Hans Bossan é um dos mais de 18.000 casos de COVID-19 reportados entre trabalhadores da área.
"Nós somos muito desvalorizados pela realidade em que vivemos. É a enfermagem que está de frente, em contacto direto com o paciente, com o vírus, nessa zona de guerra. E nem todo o mundo sempre vê dessa forma", explica à AFP na sua casa em São Gonçalo, município da região metropolitana do Rio de Janeiro, onde mora com a esposa e a filha de dois anos.
Falta pouco para começar uma semana de trabalho de 72 horas - em dois hospitais e numa emergência móvel do SAMU -, que o mantém longe de casa de quarta a domingo, com curtos intervalos para descansar e se alimentar.
"A enfermagem sempre foi sobrecarregada. E com essa pandemia a gente está duplamente carregado", acrescentou.
Assintomático, Hans foi diagnosticado com a COVID-19 durante uma ronda de exames. Cumpriu 15 dias de isolamento em casa e depois reintegrou-se. Presume que a sobrecarga de trabalho prejudicou as suas defesas.
"Hoje eu faço plantões atrás de plantões para poder suprir as necessidades dos hospitais [substituindo colegas doentes] e sustentar a minha família.
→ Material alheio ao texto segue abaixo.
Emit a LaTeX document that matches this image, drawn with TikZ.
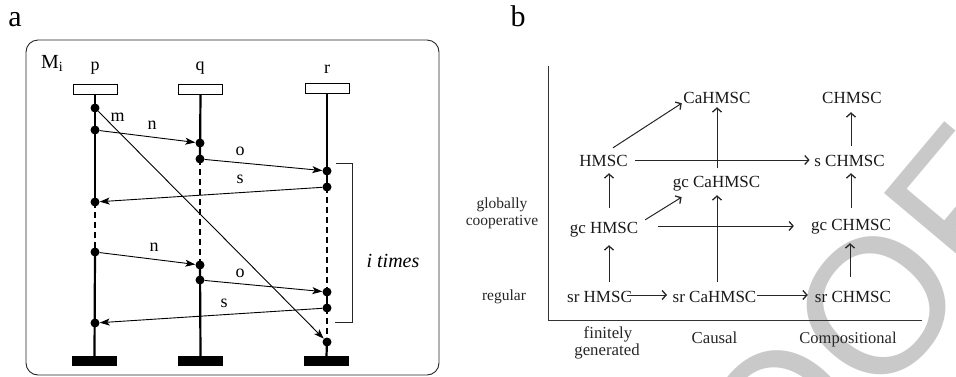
\documentclass[tikz,border=0pt]{standalone}
\usepackage{fontspec}
\setmainfont{Liberation Serif}
\newfontfamily\wmfont{Liberation Sans}
\usetikzlibrary{arrows.meta,calc}

\tikzset{
  fs/.style={font=\fontsize{#1}{#1}\selectfont},
  frame/.style={draw=black!85, line width=0.9pt, rounded corners=12pt},
  headbox/.style={draw=black, line width=0.9pt, fill=white, minimum width=44pt, minimum height=10pt, inner sep=0pt},
  footbar/.style={fill=black, minimum width=45pt, minimum height=10pt, inner sep=0pt},
  dot/.style={circle, fill=black, minimum size=9pt, inner sep=0pt},
  life/.style={line width=2.2pt, black},
  lifedash/.style={line width=2.4pt, black, dash pattern=on 6pt off 4pt},
  msg/.style={line width=0.9pt, black, -{Stealth[length=10pt,width=7pt,inset=2.5pt]}},
  mlabel/.style={fs=18, anchor=base, inner sep=0pt},
  bnode/.style={fs=17, anchor=base, inner sep=0pt, text height=12pt, text depth=4pt, text=black!90},
  barrow/.style={line width=1pt, black!85, -{Straight Barb[length=4pt,width=9pt,line width=1.3pt]}},
  axisline/.style={line width=1pt, black!80},
  blabel/.style={anchor=base, inner sep=0pt, text=black!85},
}

\begin{document}
\begin{tikzpicture}[x=1pt,y=-1pt]
\useasboundingbox (0,0) rectangle (956,376);

% light grey stamp in the background
\node[rotate=50, anchor=center, inner sep=0pt, text=black!21,
      font=\wmfont\fontsize{192}{192}\selectfont] (stamp) at (781,420) {PROOF};

% ---------------- panel a: message sequence chart ----------------
\node[fs=30, anchor=base, inner sep=0pt] (tagA) at (15,26) {a};
\draw[frame] (26,40) rectangle (439,375);
\node[fs=20, anchor=base west, inner sep=0pt] (Mi) at (41,68) {M\raisebox{-0.35ex}{\fontsize{14}{14}\selectfont i}};

% instance names
\node[mlabel] (pname) at (95,70) {p};
\node[mlabel] (qname) at (200,70) {q};
\node[mlabel] (rname) at (327,73) {r};

% instance heads and ends
\node[headbox] (ph) at (95,89) {};
\node[headbox] (qh) at (200.5,89) {};
\node[headbox] (rh) at (327,88) {};
\node[footbar] (pf) at (94.5,361) {};
\node[footbar] (qf) at (200.5,361) {};
\node[footbar] (rf) at (326.5,361) {};

% events
\node[dot] (p1) at (95,108) {};
\node[dot] (p2) at (95,130) {};
\node[dot] (p3) at (95,202) {};
\node[dot] (p4) at (95,252) {};
\node[dot] (p5) at (95,323) {};
\node[dot] (q1) at (200,143) {};
\node[dot] (q2) at (200,159) {};
\node[dot] (q3) at (200,265) {};
\node[dot] (q4) at (200,280) {};
\node[dot] (r1) at (327,171) {};
\node[dot] (r2) at (327,187) {};
\node[dot] (r3) at (327,292) {};
\node[dot] (r4) at (327,308) {};
\node[dot] (r5) at (327,342) {};

% lifelines
\draw[life] (ph.south) -- (p3.center);
\draw[lifedash] (p3.center) -- (p4.center);
\draw[life] (p4.center) -- (pf.north);
\draw[life] (qh.south) -- (q2.center);
\draw[lifedash] (q2.center) -- (q3.center);
\draw[life] (q3.center) -- (qf.north);
\draw[life] (rh.south) -- (r2.center);
\draw[lifedash] (r2.center) -- (r3.center);
\draw[life] (r3.center) -- (r4.center);
\draw[lifedash] (r4.center) -- (r5.center);
\draw[life] (r5.center) -- (rf.north);

% messages
\draw[msg] (p1) -- (r5);
\draw[msg] (p2) -- (q1);
\draw[msg] (q2) -- (r1);
\draw[msg] (r2) -- (p3);
\draw[msg] (p4) -- (q3);
\draw[msg] (q4) -- (r3);
\draw[msg] (r4) -- (p5);

\node[mlabel] (lm) at (117.5,121) {m};
\node[mlabel] (ln1) at (152,129) {n};
\node[mlabel] (lo1) at (240,155) {o};
\node[mlabel] (ls1) at (240,183) {s};
\node[mlabel] (ln2) at (154,251) {n};
\node[mlabel] (lo2) at (240,277) {o};
\node[mlabel] (ls2) at (224,307) {s};

% repetition bracket
\draw[line width=0.9pt, black!85] (336,163) -- (352,163) -- (352,322) -- (335,322);
\node[anchor=base, inner sep=0pt, font=\fontsize{20}{20}\selectfont\itshape] (itimes) at (393,267) {i times};

% ---------------- panel b: inclusion diagram ----------------
\node[fs=30, anchor=base, inner sep=0pt] (tagB) at (518,26) {b};
\draw[axisline] (548,66) -- (548,320) -- (922,320);

\node[bnode] (CaHMSC) at (717,103) {CaHMSC};
\node[bnode] (CHMSC) at (852,103) {CHMSC};
\node[bnode] (HMSC) at (603.5,166) {HMSC};
\node[bnode] (sCHMSC) at (849.5,166) {s CHMSC};
\node[bnode] (gcCaHMSC) at (716.5,187) {gc CaHMSC};
\node[bnode] (gcHMSC) at (604,233) {gc HMSC};
\node[bnode] (gcCHMSC) at (851,230) {gc CHMSC};
\node[bnode] (srHMSC) at (599.5,302) {sr HMSC};
\node[bnode] (srCaHMSC) at (714.5,302) {sr CaHMSC};
\node[bnode] (srCHMSC) at (853,302) {sr CHMSC};

\draw[barrow] ([shift={(9.5,-6)}]HMSC.north) -- ([shift={(-1.5,-4)}]CaHMSC.south west);
\draw[barrow] ([shift={(7.5,-2)}]HMSC.east) -- ([shift={(-4.5,-2)}]sCHMSC.west);
\draw[barrow] ([shift={(1.5,-8)}]sCHMSC.north) -- ([shift={(-1,5)}]CHMSC.south);
\draw[barrow] ([shift={(0.5,-7)}]gcCaHMSC.north) -- (CaHMSC.south);
\draw[barrow] ([shift={(2.5,-8)}]srCaHMSC.north) -- ([shift={(0.5,4)}]gcCaHMSC.south);
\draw[barrow] ([shift={(5,-13)}]gcHMSC.north) -- ([shift={(5.5,3)}]HMSC.south);
\draw[barrow] ([shift={(6.75,-1)}]gcHMSC.north east) -- ([shift={(9,6)}]gcCaHMSC.south west);
\draw[barrow] ([shift={(19.75,-3)}]gcHMSC.east) -- ([shift={(-17,0)}]gcCHMSC.west);
\draw[barrow] ([shift={(0,-10)}]gcCHMSC.north) -- ([shift={(1.5,3)}]sCHMSC.south);
\draw[barrow] ([shift={(9.5,-8)}]srHMSC.north) -- ([shift={(5,8)}]gcHMSC.south);
\draw[barrow] ([shift={(-3,-13)}]srCHMSC.north) -- ([shift={(-1,9)}]gcCHMSC.south);
\draw[barrow] ([shift={(-5,-3)}]srHMSC.east) -- ([shift={(-5.5,-3)}]srCaHMSC.west);
\draw[barrow] ([shift={(0.5,-3)}]srCaHMSC.east) -- ([shift={(-7,-3)}]srCHMSC.west);

% axis captions
\node[blabel, fs=15.5] (glob) at (502,208) {globally};
\node[blabel, fs=15.5] (coop) at (502,225) {cooperative};
\node[blabel, fs=15.5] (reg) at (504,300) {regular};
\node[blabel, fs=16.8] (fin) at (608,338) {finitely};
\node[blabel, fs=16.8] (gen) at (607,355) {generated};
\node[blabel, fs=16.8] (caus) at (714.5,343) {Causal};
\node[blabel, fs=16.5] (comp) at (848,343) {Compositional};
\end{tikzpicture}
\end{document}
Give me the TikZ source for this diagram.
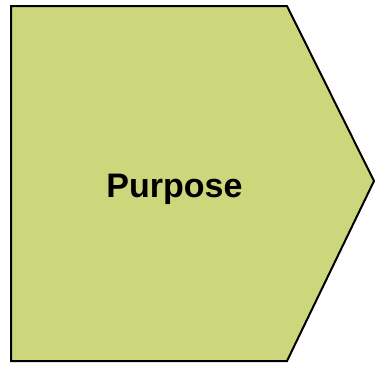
\documentclass[tikz,border=0pt]{standalone}
\usepackage{fontspec}
\setmainfont{Liberation Sans}
\definecolor{olivefill}{RGB}{204,214,122}
\tikzset{arrowshape/.style={draw=black, line width=2pt, fill=olivefill, line join=miter},
  label/.style={font=\bfseries\fontsize{34}{40}\selectfont, inner sep=0pt, anchor=base}}
\begin{document}
\begin{tikzpicture}[x=1pt,y=-1pt]
\useasboundingbox (0,0) rectangle (377,364);
\draw[arrowshape] (11,6) coordinate (tl) -- (287,6) coordinate (tr) -- (374,181) coordinate (tip) -- (287,361) coordinate (br) -- (11,361) coordinate (bl) -- cycle;
\node[label] (purpose) at (174.5,197) {Purpose};
\end{tikzpicture}
\end{document}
Não consigo sustentá-la com um emprego, eu sempre trabalhei em dois, hoje estou em três", acrescenta.
Momento de "angústia" e "depressão"
Segundo o Conselho Federal de Enfermagem (Cofen), o salário médio da categoria (enfermeiros, técnicos e auxiliares de enfermagem) é de R$ 3.000 para uma carga horária de 30 a 44 horas por semana.
A entidade reivindica há anos uma base salarial de R$ 6.000.
Os enfermeiros "vivem este momento com muita angústia e depressão", diz à AFP Nadia Mattos, vice-presidente do Cofen, que montou um serviço virtual de assistência psicológica 24 horas.
Os profissionais da saúde enfrentaram a primeira enxurrada de casos com falta de equipamentos de proteção individual (EPI) e treino adequados, critica Mattos.
Embora a situação tenha melhorado, "ainda temos muita denúncia de falta de EPI e, principalmente, da baixa qualidade, que não garante a proteção deste profissional", afirma.
Dos 2,3 milhões de enfermeiros registados no Brasil, mais de 80% são mulheres.
Isto implica que, depois de jornadas duplas ou triplas, muitas voltam para casa para se ocupar dos próprios familiares, com a preocupação de não lhes transmitir o vírus.
Segundo o Conselho Internacional de Enfermeiras, sediado em Genebra, mais de 600 profissionais morreram em todo o mundo vítimas do novo coronavírus.
Dos 181 falecidos no Brasil, 39 trabalhavam no estado de São Paulo e 36 no Rio de Janeiro. Dois eram colegas próximos de Hans.
"O amor levanta-nos"
É sexta-feira e depois do almoço, Hans volta ao Centro de Terapia Intensiva do Hospital Municipal Ernesto Che Guevara, em Maricá (a 60 km do Rio de Janeiro), unidade pública de excelência inaugurada a 1º de maio.
Ele já acumula mais de 40 horas em três plantões diferentes, mas não aparenta cansaço.
Antes de entrar na sala, veste-se com um kit de máscara, luvas, túnica, gorro cirúrgico e viseira. Move-se com agilidade para verificar o estado dos pacientes, vigiando monitores que emitem apitos constantes no ambiente.
Aqui não faltam recursos. Quatro médicos e pelo menos cinco enfermeiros cuidam de uma dezena de pacientes com insuficiência respiratória, um dos sintomas do novo coronavírus.
Alguns estão entubados e sedados. Outros, como Eliane Lima, estão acordados.
"Todos os médicos e enfermeiros são excelentes. Cuidam de nós com amor, não é pouco amor não. É muito amor. O amor levanta-nos, o carinho levanta-nos", conta à AFP esta mulher de 56 anos que respira com ajuda de uma máscara de oxigénio.
Na ala de cuidados semi-intensivos, a técnica de Enfermagem Flavia Menezes lamenta a perda de vários colegas e defende mais reconhecimento - salarial e simbólico - para a profissão, que ela define como "a arte de cuidar".
Com orgulho, repete a frase que mandou estampar numa t-shirt: "Nem todas as heroínas usam capa".